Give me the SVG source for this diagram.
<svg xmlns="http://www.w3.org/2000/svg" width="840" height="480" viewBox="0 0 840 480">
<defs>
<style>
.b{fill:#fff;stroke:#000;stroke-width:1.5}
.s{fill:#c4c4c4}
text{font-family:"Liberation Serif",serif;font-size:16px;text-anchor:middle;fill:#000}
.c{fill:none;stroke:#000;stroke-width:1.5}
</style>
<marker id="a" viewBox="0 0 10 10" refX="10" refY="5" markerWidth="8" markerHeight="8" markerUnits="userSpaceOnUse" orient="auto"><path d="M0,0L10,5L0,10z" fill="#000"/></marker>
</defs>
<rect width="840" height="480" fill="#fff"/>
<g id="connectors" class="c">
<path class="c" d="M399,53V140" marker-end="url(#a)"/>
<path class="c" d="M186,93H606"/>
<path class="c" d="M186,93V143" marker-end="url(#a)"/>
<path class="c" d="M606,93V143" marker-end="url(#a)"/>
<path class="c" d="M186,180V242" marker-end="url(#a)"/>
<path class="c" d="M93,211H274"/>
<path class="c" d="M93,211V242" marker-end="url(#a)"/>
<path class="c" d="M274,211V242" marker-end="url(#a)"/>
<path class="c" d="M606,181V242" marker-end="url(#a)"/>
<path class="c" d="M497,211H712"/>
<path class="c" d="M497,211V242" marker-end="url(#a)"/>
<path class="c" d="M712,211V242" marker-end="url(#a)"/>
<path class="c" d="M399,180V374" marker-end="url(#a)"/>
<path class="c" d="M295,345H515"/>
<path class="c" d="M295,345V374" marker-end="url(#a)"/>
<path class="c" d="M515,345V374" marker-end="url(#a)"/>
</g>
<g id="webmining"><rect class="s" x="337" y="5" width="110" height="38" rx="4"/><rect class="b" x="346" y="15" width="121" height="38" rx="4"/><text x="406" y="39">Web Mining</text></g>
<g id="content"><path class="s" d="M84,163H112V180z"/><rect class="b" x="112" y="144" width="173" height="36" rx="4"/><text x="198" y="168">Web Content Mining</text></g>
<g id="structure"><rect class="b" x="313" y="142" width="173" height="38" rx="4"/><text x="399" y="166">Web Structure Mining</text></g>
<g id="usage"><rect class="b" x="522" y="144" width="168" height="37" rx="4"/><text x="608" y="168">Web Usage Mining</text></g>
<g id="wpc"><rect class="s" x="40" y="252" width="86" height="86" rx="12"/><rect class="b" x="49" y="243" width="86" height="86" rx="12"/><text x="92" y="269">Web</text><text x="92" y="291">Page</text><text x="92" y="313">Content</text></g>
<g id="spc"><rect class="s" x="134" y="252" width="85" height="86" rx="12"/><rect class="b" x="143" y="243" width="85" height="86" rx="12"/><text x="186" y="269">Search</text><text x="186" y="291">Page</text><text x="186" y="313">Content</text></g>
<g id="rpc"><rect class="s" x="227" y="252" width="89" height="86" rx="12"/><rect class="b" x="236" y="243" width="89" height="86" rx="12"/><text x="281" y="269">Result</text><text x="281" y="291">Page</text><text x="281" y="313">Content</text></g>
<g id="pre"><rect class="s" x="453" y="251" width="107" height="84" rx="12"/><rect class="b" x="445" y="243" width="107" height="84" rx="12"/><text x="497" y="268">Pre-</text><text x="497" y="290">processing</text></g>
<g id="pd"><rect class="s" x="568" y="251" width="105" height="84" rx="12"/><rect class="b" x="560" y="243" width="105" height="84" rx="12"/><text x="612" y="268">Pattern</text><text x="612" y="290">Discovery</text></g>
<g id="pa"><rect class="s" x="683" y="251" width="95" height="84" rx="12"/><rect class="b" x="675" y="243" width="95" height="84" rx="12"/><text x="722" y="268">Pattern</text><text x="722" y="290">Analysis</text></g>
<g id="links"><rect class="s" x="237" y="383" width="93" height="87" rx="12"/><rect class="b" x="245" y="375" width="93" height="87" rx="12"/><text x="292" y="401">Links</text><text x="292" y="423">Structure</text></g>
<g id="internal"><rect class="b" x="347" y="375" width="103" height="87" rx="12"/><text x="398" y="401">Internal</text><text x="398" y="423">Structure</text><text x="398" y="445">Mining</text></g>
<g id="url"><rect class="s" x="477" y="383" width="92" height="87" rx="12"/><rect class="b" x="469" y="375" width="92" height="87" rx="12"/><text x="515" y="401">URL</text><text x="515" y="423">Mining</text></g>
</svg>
________________
◆ Given exercise
All of the data needs to be printed once more, exactly.

◆ Written solution
Give me the SVG source for this diagram.
<svg xmlns="http://www.w3.org/2000/svg" width="840" height="480" viewBox="0 0 840 480">
<defs>
<style>
.b{fill:#fff;stroke:#000;stroke-width:1.5}
.s{fill:#c4c4c4}
text{font-family:"Liberation Serif",serif;font-size:16px;text-anchor:middle;fill:#000}
.c{fill:none;stroke:#000;stroke-width:1.5}
</style>
<marker id="a" viewBox="0 0 10 10" refX="10" refY="5" markerWidth="8" markerHeight="8" markerUnits="userSpaceOnUse" orient="auto"><path d="M0,0L10,5L0,10z" fill="#000"/></marker>
</defs>
<rect width="840" height="480" fill="#fff"/>
<g id="connectors" class="c">
<path class="c" d="M399,53V140" marker-end="url(#a)"/>
<path class="c" d="M186,93H606"/>
<path class="c" d="M186,93V143" marker-end="url(#a)"/>
<path class="c" d="M606,93V143" marker-end="url(#a)"/>
<path class="c" d="M186,180V242" marker-end="url(#a)"/>
<path class="c" d="M93,211H274"/>
<path class="c" d="M93,211V242" marker-end="url(#a)"/>
<path class="c" d="M274,211V242" marker-end="url(#a)"/>
<path class="c" d="M606,181V242" marker-end="url(#a)"/>
<path class="c" d="M497,211H712"/>
<path class="c" d="M497,211V242" marker-end="url(#a)"/>
<path class="c" d="M712,211V242" marker-end="url(#a)"/>
<path class="c" d="M399,180V374" marker-end="url(#a)"/>
<path class="c" d="M295,345H515"/>
<path class="c" d="M295,345V374" marker-end="url(#a)"/>
<path class="c" d="M515,345V374" marker-end="url(#a)"/>
</g>
<g id="webmining"><rect class="s" x="337" y="5" width="110" height="38" rx="4"/><rect class="b" x="346" y="15" width="121" height="38" rx="4"/><text x="406" y="39">Web Mining</text></g>
<g id="content"><path class="s" d="M84,163H112V180z"/><rect class="b" x="112" y="144" width="173" height="36" rx="4"/><text x="198" y="168">Web Content Mining</text></g>
<g id="structure"><rect class="b" x="313" y="142" width="173" height="38" rx="4"/><text x="399" y="166">Web Structure Mining</text></g>
<g id="usage"><rect class="b" x="522" y="144" width="168" height="37" rx="4"/><text x="608" y="168">Web Usage Mining</text></g>
<g id="wpc"><rect class="s" x="40" y="252" width="86" height="86" rx="12"/><rect class="b" x="49" y="243" width="86" height="86" rx="12"/><text x="92" y="269">Web</text><text x="92" y="291">Page</text><text x="92" y="313">Content</text></g>
<g id="spc"><rect class="s" x="134" y="252" width="85" height="86" rx="12"/><rect class="b" x="143" y="243" width="85" height="86" rx="12"/><text x="186" y="269">Search</text><text x="186" y="291">Page</text><text x="186" y="313">Content</text></g>
<g id="rpc"><rect class="s" x="227" y="252" width="89" height="86" rx="12"/><rect class="b" x="236" y="243" width="89" height="86" rx="12"/><text x="281" y="269">Result</text><text x="281" y="291">Page</text><text x="281" y="313">Content</text></g>
<g id="pre"><rect class="s" x="453" y="251" width="107" height="84" rx="12"/><rect class="b" x="445" y="243" width="107" height="84" rx="12"/><text x="497" y="268">Pre-</text><text x="497" y="290">processing</text></g>
<g id="pd"><rect class="s" x="568" y="251" width="105" height="84" rx="12"/><rect class="b" x="560" y="243" width="105" height="84" rx="12"/><text x="612" y="268">Pattern</text><text x="612" y="290">Discovery</text></g>
<g id="pa"><rect class="s" x="683" y="251" width="95" height="84" rx="12"/><rect class="b" x="675" y="243" width="95" height="84" rx="12"/><text x="722" y="268">Pattern</text><text x="722" y="290">Analysis</text></g>
<g id="links"><rect class="s" x="237" y="383" width="93" height="87" rx="12"/><rect class="b" x="245" y="375" width="93" height="87" rx="12"/><text x="292" y="401">Links</text><text x="292" y="423">Structure</text></g>
<g id="internal"><rect class="b" x="347" y="375" width="103" height="87" rx="12"/><text x="398" y="401">Internal</text><text x="398" y="423">Structure</text><text x="398" y="445">Mining</text></g>
<g id="url"><rect class="s" x="477" y="383" width="92" height="87" rx="12"/><rect class="b" x="469" y="375" width="92" height="87" rx="12"/><text x="515" y="401">URL</text><text x="515" y="423">Mining</text></g>
</svg>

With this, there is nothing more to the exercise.